* [GIVEN EXERCISE] Starting at the line that contains "Reproduce this chart with matplotlib." and stopping at the line that contains "ax.set_ylim(-1.2, 92.8)", copy every line exactly, both ends included, without the pictures.

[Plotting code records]
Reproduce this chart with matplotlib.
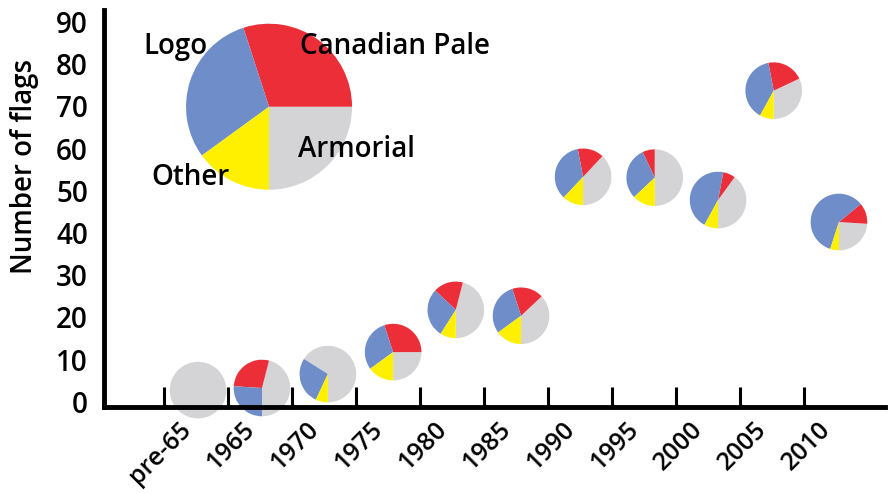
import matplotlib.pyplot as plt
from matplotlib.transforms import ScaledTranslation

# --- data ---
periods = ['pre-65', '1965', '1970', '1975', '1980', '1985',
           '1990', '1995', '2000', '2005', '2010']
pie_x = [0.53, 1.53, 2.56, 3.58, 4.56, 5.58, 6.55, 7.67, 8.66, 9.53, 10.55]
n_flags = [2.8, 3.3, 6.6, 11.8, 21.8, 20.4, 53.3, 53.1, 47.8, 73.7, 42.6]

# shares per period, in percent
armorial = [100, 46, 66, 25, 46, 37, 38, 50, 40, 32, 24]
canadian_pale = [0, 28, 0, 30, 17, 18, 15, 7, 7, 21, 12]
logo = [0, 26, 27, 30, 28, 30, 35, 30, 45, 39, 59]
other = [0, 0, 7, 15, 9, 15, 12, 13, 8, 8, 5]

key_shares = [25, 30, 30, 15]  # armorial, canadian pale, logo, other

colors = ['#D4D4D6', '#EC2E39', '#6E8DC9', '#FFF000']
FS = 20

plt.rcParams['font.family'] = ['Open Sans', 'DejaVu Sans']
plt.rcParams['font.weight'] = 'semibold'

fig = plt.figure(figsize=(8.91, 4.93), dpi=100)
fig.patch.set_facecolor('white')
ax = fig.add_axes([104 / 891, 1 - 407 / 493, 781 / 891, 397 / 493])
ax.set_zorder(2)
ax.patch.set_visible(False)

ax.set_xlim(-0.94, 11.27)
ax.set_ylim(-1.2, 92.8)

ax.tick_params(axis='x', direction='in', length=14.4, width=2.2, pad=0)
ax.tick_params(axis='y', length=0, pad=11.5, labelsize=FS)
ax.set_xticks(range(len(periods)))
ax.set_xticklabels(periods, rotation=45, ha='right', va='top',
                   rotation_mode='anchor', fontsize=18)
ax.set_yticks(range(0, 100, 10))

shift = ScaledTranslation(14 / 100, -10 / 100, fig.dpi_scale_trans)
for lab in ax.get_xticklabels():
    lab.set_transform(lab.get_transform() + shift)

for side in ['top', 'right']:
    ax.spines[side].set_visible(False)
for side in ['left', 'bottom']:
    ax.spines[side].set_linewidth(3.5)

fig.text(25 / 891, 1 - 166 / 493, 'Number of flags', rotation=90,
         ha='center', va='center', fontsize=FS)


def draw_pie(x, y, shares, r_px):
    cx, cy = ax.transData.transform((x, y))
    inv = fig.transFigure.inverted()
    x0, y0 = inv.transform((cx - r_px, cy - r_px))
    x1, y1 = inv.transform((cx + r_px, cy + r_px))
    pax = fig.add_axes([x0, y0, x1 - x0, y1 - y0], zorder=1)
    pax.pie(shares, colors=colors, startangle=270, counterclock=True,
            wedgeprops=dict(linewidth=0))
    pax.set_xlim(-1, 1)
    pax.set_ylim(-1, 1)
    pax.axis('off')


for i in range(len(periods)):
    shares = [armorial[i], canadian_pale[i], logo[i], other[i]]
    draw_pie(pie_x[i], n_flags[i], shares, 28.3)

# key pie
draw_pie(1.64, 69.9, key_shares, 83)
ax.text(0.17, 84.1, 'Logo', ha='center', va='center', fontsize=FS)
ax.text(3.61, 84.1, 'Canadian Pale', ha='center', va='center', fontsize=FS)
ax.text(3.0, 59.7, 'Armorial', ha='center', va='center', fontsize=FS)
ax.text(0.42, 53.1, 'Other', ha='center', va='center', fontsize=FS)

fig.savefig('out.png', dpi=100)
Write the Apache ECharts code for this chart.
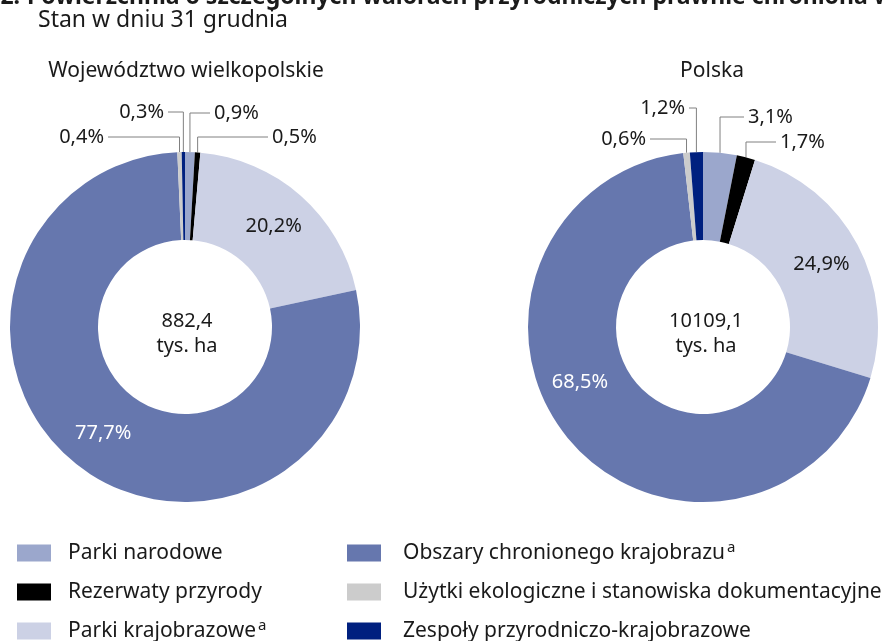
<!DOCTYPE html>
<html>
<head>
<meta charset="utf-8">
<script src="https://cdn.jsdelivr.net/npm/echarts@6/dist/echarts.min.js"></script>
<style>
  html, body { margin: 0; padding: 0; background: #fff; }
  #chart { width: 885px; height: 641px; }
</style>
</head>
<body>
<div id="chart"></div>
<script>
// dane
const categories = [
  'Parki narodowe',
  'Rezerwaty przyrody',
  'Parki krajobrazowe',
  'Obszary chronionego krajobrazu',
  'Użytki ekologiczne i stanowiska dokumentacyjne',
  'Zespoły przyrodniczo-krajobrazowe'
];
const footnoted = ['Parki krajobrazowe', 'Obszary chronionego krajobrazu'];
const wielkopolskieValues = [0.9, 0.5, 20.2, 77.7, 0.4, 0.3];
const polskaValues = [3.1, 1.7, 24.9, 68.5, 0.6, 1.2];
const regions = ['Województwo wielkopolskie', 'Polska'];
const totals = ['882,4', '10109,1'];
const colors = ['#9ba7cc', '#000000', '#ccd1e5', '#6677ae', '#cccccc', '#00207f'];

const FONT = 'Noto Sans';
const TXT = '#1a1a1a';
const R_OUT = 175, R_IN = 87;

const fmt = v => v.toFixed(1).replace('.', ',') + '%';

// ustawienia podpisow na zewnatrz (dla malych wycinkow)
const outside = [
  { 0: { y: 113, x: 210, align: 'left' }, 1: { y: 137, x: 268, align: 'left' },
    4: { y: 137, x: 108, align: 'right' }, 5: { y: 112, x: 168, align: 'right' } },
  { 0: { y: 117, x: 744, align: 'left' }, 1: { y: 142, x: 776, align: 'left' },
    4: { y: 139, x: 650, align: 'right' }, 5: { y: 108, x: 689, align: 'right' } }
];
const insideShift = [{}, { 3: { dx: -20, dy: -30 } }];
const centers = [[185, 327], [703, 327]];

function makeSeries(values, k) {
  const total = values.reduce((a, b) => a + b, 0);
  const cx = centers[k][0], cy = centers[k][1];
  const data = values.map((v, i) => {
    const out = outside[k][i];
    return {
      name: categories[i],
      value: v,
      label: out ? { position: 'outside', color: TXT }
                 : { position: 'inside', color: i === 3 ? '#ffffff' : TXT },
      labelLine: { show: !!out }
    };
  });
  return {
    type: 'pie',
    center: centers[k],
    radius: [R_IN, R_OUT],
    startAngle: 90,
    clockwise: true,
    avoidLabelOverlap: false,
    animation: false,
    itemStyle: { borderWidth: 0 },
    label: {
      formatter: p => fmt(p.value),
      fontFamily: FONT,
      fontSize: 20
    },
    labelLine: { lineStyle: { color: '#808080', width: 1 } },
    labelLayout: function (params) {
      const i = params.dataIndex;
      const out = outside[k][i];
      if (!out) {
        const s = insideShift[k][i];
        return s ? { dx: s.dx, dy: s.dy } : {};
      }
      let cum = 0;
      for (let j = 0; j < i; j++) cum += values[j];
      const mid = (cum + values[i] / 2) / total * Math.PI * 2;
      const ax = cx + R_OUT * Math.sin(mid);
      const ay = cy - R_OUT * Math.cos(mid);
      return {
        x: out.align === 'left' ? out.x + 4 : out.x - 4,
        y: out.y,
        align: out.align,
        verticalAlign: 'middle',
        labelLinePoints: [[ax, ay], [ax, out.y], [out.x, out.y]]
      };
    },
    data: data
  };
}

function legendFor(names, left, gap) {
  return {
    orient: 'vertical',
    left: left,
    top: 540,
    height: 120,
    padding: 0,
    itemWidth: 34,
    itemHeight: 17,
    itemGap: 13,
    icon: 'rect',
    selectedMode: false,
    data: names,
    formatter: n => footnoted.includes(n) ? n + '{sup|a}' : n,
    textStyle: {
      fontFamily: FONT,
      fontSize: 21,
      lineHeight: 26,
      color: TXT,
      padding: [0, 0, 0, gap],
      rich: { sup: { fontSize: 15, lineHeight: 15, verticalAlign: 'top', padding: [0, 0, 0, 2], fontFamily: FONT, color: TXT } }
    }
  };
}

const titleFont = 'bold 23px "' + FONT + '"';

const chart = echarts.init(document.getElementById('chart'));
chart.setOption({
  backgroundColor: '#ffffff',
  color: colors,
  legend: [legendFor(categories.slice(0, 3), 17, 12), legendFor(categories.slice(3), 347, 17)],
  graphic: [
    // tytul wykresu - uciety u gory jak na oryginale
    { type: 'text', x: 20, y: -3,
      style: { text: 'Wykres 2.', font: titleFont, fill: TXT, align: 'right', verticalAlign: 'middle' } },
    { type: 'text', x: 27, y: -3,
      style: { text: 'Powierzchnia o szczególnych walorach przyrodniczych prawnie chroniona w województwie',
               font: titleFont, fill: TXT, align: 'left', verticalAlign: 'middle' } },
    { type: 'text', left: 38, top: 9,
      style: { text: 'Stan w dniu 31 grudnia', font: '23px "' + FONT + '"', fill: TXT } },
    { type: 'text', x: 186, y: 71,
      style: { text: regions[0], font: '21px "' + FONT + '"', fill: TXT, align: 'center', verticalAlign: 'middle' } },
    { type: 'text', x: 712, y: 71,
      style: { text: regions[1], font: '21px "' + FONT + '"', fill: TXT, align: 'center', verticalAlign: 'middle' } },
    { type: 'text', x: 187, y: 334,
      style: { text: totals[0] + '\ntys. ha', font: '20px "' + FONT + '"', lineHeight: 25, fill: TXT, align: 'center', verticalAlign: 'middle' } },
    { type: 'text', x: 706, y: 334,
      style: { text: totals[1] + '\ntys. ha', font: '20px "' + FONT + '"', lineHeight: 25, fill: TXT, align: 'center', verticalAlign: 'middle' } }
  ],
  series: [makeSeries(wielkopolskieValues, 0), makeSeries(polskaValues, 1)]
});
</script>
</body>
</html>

...

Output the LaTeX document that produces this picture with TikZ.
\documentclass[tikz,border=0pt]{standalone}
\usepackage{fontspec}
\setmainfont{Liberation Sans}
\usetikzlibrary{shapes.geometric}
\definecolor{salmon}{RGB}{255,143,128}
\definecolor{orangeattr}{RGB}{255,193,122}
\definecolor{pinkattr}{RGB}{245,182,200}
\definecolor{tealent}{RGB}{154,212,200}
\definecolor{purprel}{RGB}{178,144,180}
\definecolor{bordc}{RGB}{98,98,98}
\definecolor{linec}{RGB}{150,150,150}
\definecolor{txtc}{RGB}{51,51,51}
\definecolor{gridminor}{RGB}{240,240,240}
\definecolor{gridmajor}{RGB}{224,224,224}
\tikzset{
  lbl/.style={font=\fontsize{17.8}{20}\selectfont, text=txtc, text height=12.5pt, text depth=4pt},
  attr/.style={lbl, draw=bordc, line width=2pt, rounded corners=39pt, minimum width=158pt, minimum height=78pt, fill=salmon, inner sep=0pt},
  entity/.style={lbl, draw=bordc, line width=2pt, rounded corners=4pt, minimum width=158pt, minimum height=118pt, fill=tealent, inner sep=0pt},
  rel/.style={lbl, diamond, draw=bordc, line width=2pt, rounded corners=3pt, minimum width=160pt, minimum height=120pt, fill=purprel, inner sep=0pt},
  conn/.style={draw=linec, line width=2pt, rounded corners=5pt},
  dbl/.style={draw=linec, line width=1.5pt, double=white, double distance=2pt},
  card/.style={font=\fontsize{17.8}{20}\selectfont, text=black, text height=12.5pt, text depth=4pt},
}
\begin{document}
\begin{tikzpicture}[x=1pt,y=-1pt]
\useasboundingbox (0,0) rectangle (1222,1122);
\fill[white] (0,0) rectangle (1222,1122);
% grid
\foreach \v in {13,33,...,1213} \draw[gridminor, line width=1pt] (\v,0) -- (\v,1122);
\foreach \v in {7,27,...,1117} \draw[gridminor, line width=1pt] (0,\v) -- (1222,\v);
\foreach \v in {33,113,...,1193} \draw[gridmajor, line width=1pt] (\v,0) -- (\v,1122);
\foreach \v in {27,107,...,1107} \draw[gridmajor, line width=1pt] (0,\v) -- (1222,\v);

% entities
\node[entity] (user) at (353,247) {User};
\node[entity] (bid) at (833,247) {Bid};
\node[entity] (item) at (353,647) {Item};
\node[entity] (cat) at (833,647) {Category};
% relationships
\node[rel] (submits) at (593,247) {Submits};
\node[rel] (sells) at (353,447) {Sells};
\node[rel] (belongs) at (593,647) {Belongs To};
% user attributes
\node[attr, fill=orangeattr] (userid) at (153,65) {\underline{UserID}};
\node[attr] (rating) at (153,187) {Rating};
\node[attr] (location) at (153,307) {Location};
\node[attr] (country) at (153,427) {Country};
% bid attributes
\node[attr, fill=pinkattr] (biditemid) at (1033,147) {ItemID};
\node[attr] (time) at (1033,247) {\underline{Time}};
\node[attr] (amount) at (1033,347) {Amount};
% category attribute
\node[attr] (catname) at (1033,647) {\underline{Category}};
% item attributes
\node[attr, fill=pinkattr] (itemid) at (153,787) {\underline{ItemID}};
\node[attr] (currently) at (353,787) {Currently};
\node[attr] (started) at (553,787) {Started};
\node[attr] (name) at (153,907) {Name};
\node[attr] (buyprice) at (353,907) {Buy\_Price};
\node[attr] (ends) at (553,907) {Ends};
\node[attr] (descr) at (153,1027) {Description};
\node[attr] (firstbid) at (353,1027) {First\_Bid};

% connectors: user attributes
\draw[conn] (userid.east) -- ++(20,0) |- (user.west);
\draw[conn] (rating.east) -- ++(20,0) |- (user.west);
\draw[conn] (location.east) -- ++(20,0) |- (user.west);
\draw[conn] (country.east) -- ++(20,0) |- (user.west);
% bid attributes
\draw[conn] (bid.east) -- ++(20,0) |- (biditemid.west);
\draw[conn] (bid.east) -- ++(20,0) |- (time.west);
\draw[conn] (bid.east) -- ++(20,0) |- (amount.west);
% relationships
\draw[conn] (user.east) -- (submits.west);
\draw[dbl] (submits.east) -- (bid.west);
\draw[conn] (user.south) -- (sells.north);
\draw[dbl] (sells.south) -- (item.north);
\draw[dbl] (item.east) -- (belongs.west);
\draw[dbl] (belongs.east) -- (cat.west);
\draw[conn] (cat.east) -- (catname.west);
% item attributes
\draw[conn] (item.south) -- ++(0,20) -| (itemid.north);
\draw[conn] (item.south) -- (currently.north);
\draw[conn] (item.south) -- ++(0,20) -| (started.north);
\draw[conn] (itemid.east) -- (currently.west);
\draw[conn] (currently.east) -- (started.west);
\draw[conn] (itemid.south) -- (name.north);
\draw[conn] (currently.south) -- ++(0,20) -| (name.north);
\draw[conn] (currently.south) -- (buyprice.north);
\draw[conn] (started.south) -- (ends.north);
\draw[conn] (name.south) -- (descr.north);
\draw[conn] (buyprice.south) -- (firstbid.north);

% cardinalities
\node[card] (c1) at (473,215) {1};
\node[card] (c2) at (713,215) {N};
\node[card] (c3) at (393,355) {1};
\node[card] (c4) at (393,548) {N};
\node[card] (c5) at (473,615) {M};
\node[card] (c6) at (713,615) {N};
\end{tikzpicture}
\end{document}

* [ANSWER TO THE TASK]
Reproduce this chart with matplotlib.
import matplotlib.pyplot as plt
from matplotlib.transforms import ScaledTranslation

# --- data ---
periods = ['pre-65', '1965', '1970', '1975', '1980', '1985',
           '1990', '1995', '2000', '2005', '2010']
pie_x = [0.53, 1.53, 2.56, 3.58, 4.56, 5.58, 6.55, 7.67, 8.66, 9.53, 10.55]
n_flags = [2.8, 3.3, 6.6, 11.8, 21.8, 20.4, 53.3, 53.1, 47.8, 73.7, 42.6]

# shares per period, in percent
armorial = [100, 46, 66, 25, 46, 37, 38, 50, 40, 32, 24]
canadian_pale = [0, 28, 0, 30, 17, 18, 15, 7, 7, 21, 12]
logo = [0, 26, 27, 30, 28, 30, 35, 30, 45, 39, 59]
other = [0, 0, 7, 15, 9, 15, 12, 13, 8, 8, 5]

key_shares = [25, 30, 30, 15]  # armorial, canadian pale, logo, other

colors = ['#D4D4D6', '#EC2E39', '#6E8DC9', '#FFF000']
FS = 20

plt.rcParams['font.family'] = ['Open Sans', 'DejaVu Sans']
plt.rcParams['font.weight'] = 'semibold'

fig = plt.figure(figsize=(8.91, 4.93), dpi=100)
fig.patch.set_facecolor('white')
ax = fig.add_axes([104 / 891, 1 - 407 / 493, 781 / 891, 397 / 493])
ax.set_zorder(2)
ax.patch.set_visible(False)

ax.set_xlim(-0.94, 11.27)
ax.set_ylim(-1.2, 92.8)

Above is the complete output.